**Data block**
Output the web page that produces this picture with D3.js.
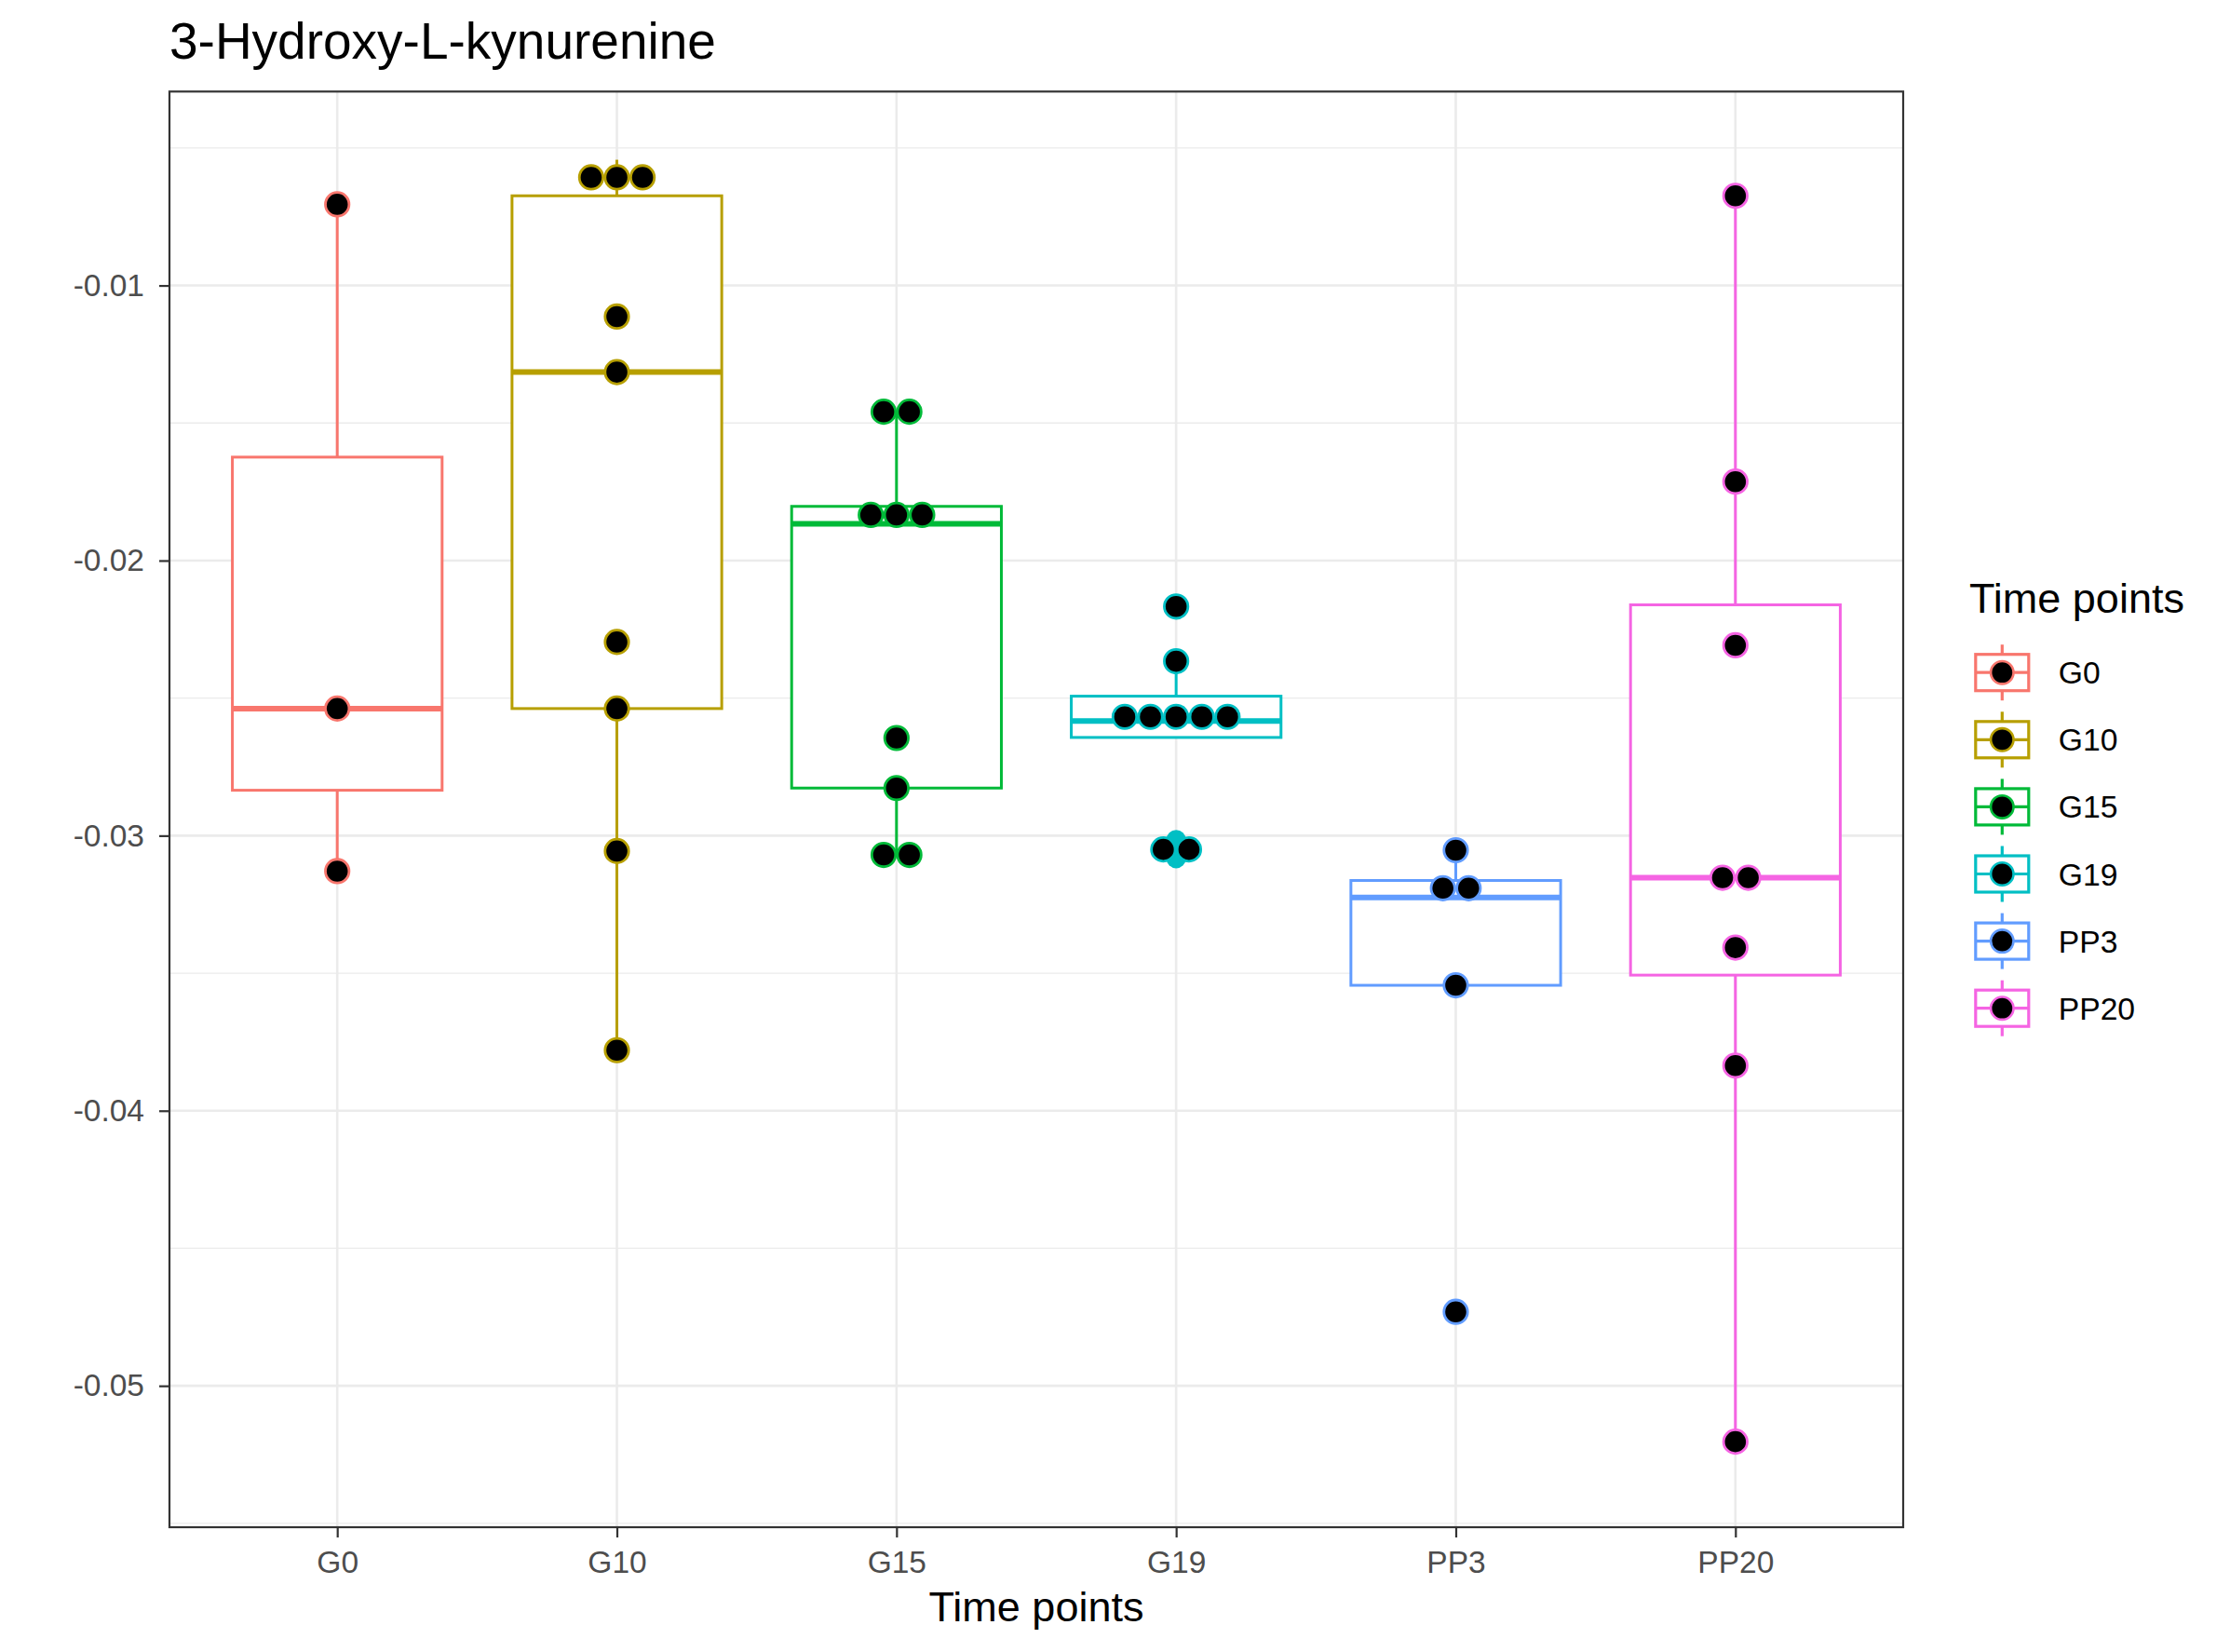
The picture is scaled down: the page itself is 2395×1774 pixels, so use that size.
<!DOCTYPE html>
<html><head><meta charset="utf-8">
<script src="https://cdn.jsdelivr.net/npm/d3@7"></script>
<style>
body{margin:0;background:#fff}
text{font-family:"Liberation Sans",Arial,Helvetica,sans-serif}
</style>
</head><body><svg id="chart" width="2395" height="1774"></svg>
<script>
// ---------------- data ----------------
const categories = ["G0", "G10", "G15", "G19", "PP3", "PP20"];
const groupColors = ["#F8766D", "#B79F00", "#00BA38", "#00BFC4", "#619CFF", "#F564E3"];

// box-plot five-number summaries (per category, same order)
const whiskerLow  = [-0.03129, -0.03780, -0.03070, -0.02643, -0.03544, -0.05203];
const quartile1   = [-0.02835, -0.02538, -0.02827, -0.02643, -0.03544, -0.03507];
const medians     = [-0.02538, -0.01315, -0.01866, -0.02583, -0.03225, -0.03153];
const quartile3   = [-0.01624, -0.00674, -0.01803, -0.02493, -0.03163, -0.02161];
const whiskerHigh = [-0.00705, -0.00543, -0.01459, -0.02366, -0.03053, -0.00674];

// dot-plot values (binned), one entry per sample
const dotsG0   = [-0.00705, -0.02538, -0.03129];
const dotsG10  = [-0.00607, -0.00607, -0.00607, -0.01113, -0.01315, -0.02296, -0.02538, -0.03056, -0.03780];
const dotsG15  = [-0.01459, -0.01459, -0.01834, -0.01834, -0.01834, -0.02645, -0.02827, -0.03070, -0.03070];
const dotsG19  = [-0.02167, -0.02366, -0.02568, -0.02568, -0.02568, -0.02568, -0.02568, -0.03050, -0.03050];
const dotsPP3  = [-0.03053, -0.03191, -0.03191, -0.03544, -0.04731];
const dotsPP20 = [-0.00674, -0.01713, -0.02308, -0.03153, -0.03153, -0.03407, -0.03836, -0.05203];

// box-plot outliers (raw values)
const outliersG19 = [-0.02167, -0.03015, -0.03083];
const outliersPP3 = [-0.04731];

const yTickValues = [-0.05, -0.04, -0.03, -0.02, -0.01];
const yTickLabels = ["-0.05", "-0.04", "-0.03", "-0.02", "-0.01"];
const yMinorValues = [-0.055, -0.045, -0.035, -0.025, -0.015, -0.005];

const chartTitle = "3-Hydroxy-L-kynurenine";
const xTitle = "Time points";
const legendTitle = "Time points";

// ---------------- layout ----------------
const svg = d3.select("#chart");
const P = {left: 182, right: 2044, top: 98.3, bottom: 1640};
const font = '"Liberation Sans", Arial, Helvetica, sans-serif';

const x = d3.scalePoint().domain(categories).range([P.left, P.right]).padding(0.6);
const y = d3.scaleLinear().domain([-0.05514, -0.00295]).range([P.bottom, P.top]);
const color = d3.scaleOrdinal().domain(categories).range(groupColors);
const step = x.step();
const boxW = step * 0.75;

const dotsByGroup = {G0: dotsG0, G10: dotsG10, G15: dotsG15, G19: dotsG19, PP3: dotsPP3, PP20: dotsPP20};
const outliersByGroup = {G19: outliersG19, PP3: outliersPP3};

// title
svg.append("text").attr("x", P.left).attr("y", 63)
  .attr("font-size", 55).attr("fill", "#000").text(chartTitle);

// grid
const gGrid = svg.append("g");
gGrid.selectAll(".minor").data(yMinorValues).join("line")
  .attr("x1", P.left).attr("x2", P.right).attr("y1", d => y(d)).attr("y2", d => y(d))
  .attr("stroke", "#EBEBEB").attr("stroke-width", 1.3);
gGrid.selectAll(".majory").data(yTickValues).join("line")
  .attr("x1", P.left).attr("x2", P.right).attr("y1", d => y(d)).attr("y2", d => y(d))
  .attr("stroke", "#EBEBEB").attr("stroke-width", 2.6);
gGrid.selectAll(".majorx").data(categories).join("line")
  .attr("y1", P.top).attr("y2", P.bottom).attr("x1", d => x(d)).attr("x2", d => x(d))
  .attr("stroke", "#EBEBEB").attr("stroke-width", 2.6);

// box plots
const boxData = categories.map((c, i) => ({
  c, lo: whiskerLow[i], q1: quartile1[i], med: medians[i], q3: quartile3[i], hi: whiskerHigh[i]
}));
const gBox = svg.append("g");
boxData.forEach(b => {
  const cx = x(b.c), col = color(b.c);
  const g = gBox.append("g");
  g.append("line").attr("x1", cx).attr("x2", cx).attr("y1", y(b.q3)).attr("y2", y(b.hi))
    .attr("stroke", col).attr("stroke-width", 3);
  g.append("line").attr("x1", cx).attr("x2", cx).attr("y1", y(b.q1)).attr("y2", y(b.lo))
    .attr("stroke", col).attr("stroke-width", 3);
  g.append("rect").attr("x", cx - boxW / 2).attr("width", boxW)
    .attr("y", y(b.q3)).attr("height", y(b.q1) - y(b.q3))
    .attr("fill", "#fff").attr("stroke", col).attr("stroke-width", 3);
  g.append("line").attr("x1", cx - boxW / 2).attr("x2", cx + boxW / 2)
    .attr("y1", y(b.med)).attr("y2", y(b.med))
    .attr("stroke", col).attr("stroke-width", 6);
});

// outliers
const gOut = svg.append("g");
Object.entries(outliersByGroup).forEach(([c, vals]) => {
  gOut.selectAll(null).data(vals).join("circle")
    .attr("cx", x(c)).attr("cy", d => y(d)).attr("r", 10.5).attr("fill", color(c));
});

// dot plot (centered stacks)
const dotSpacing = 27.6;
const gDots = svg.append("g");
categories.forEach(c => {
  const counts = d3.rollups(dotsByGroup[c], v => v.length, d => d);
  const pts = [];
  counts.forEach(([v, k]) => {
    for (let j = 0; j < k; j++) pts.push({v, off: (j - (k - 1) / 2) * dotSpacing});
  });
  gDots.selectAll(null).data(pts).join("circle")
    .attr("cx", d => x(c) + d.off).attr("cy", d => y(d.v)).attr("r", 12.7)
    .attr("fill", "#000").attr("stroke", color(c)).attr("stroke-width", 2.8);
});

// panel border
svg.append("rect").attr("x", P.left).attr("y", P.top)
  .attr("width", P.right - P.left).attr("height", P.bottom - P.top)
  .attr("fill", "none").attr("stroke", "#333333").attr("stroke-width", 2.2);

// axes
const yAxis = d3.axisLeft(y).tickValues(yTickValues)
  .tickFormat((d, i) => yTickLabels[i]).tickSize(11).tickPadding(16);
const gy = svg.append("g").attr("transform", `translate(${P.left},0)`).call(yAxis);
gy.select(".domain").remove();
gy.selectAll(".tick line").attr("stroke", "#333333").attr("stroke-width", 2.2);
gy.selectAll(".tick text").attr("fill", "#4D4D4D").attr("font-size", 33.5)
  .attr("font-family", font);

const xAxis = d3.axisBottom(x).tickSize(11).tickPadding(14);
const gx = svg.append("g").attr("transform", `translate(0,${P.bottom})`).call(xAxis);
gx.select(".domain").remove();
gx.selectAll(".tick line").attr("stroke", "#333333").attr("stroke-width", 2.2);
gx.selectAll(".tick text").attr("fill", "#4D4D4D").attr("font-size", 33.5)
  .attr("font-family", font);

// x title
svg.append("text").attr("x", (P.left + P.right) / 2).attr("y", 1741)
  .attr("text-anchor", "middle").attr("font-size", 45).attr("fill", "#000").text(xTitle);

// legend
const gLeg = svg.append("g");
gLeg.append("text").attr("x", 2115).attr("y", 658).attr("font-size", 45)
  .attr("fill", "#000").text(legendTitle);
const keyX = 2150.3, keyY0 = 722.2, keyStep = 72.1;
categories.forEach((c, i) => {
  const cy = keyY0 + i * keyStep, col = color(c);
  const g = gLeg.append("g");
  g.append("line").attr("x1", keyX).attr("x2", keyX).attr("y1", cy - 30).attr("y2", cy + 30)
    .attr("stroke", col).attr("stroke-width", 3.2);
  g.append("rect").attr("x", keyX - 28.5).attr("y", cy - 19.5).attr("width", 57).attr("height", 39)
    .attr("fill", "#fff").attr("stroke", col).attr("stroke-width", 3.2);
  g.append("line").attr("x1", keyX - 28.5).attr("x2", keyX + 28.5).attr("y1", cy).attr("y2", cy)
    .attr("stroke", col).attr("stroke-width", 3.2);
  g.append("circle").attr("cx", keyX).attr("cy", cy).attr("r", 12.2)
    .attr("fill", "#000").attr("stroke", col).attr("stroke-width", 2.6);
  g.append("text").attr("x", 2210.7).attr("y", cy + 12).attr("font-size", 33.7)
    .attr("fill", "#000").text(c);
});
</script>
</body></html>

**The exercise**
Repeat, word for word and with no pictures, only the lines running from the beginning of the data to the line that contains "const outliersPP3 = [-0.04731];".

**Output for this exercise**
Output the web page that produces this picture with D3.js.
The picture is scaled down: the page itself is 2395×1774 pixels, so use that size.
<!DOCTYPE html>
<html><head><meta charset="utf-8">
<script src="https://cdn.jsdelivr.net/npm/d3@7"></script>
<style>
body{margin:0;background:#fff}
text{font-family:"Liberation Sans",Arial,Helvetica,sans-serif}
</style>
</head><body><svg id="chart" width="2395" height="1774"></svg>
<script>
// ---------------- data ----------------
const categories = ["G0", "G10", "G15", "G19", "PP3", "PP20"];
const groupColors = ["#F8766D", "#B79F00", "#00BA38", "#00BFC4", "#619CFF", "#F564E3"];

// box-plot five-number summaries (per category, same order)
const whiskerLow  = [-0.03129, -0.03780, -0.03070, -0.02643, -0.03544, -0.05203];
const quartile1   = [-0.02835, -0.02538, -0.02827, -0.02643, -0.03544, -0.03507];
const medians     = [-0.02538, -0.01315, -0.01866, -0.02583, -0.03225, -0.03153];
const quartile3   = [-0.01624, -0.00674, -0.01803, -0.02493, -0.03163, -0.02161];
const whiskerHigh = [-0.00705, -0.00543, -0.01459, -0.02366, -0.03053, -0.00674];

// dot-plot values (binned), one entry per sample
const dotsG0   = [-0.00705, -0.02538, -0.03129];
const dotsG10  = [-0.00607, -0.00607, -0.00607, -0.01113, -0.01315, -0.02296, -0.02538, -0.03056, -0.03780];
const dotsG15  = [-0.01459, -0.01459, -0.01834, -0.01834, -0.01834, -0.02645, -0.02827, -0.03070, -0.03070];
const dotsG19  = [-0.02167, -0.02366, -0.02568, -0.02568, -0.02568, -0.02568, -0.02568, -0.03050, -0.03050];
const dotsPP3  = [-0.03053, -0.03191, -0.03191, -0.03544, -0.04731];
const dotsPP20 = [-0.00674, -0.01713, -0.02308, -0.03153, -0.03153, -0.03407, -0.03836, -0.05203];

// box-plot outliers (raw values)
const outliersG19 = [-0.02167, -0.03015, -0.03083];
const outliersPP3 = [-0.04731];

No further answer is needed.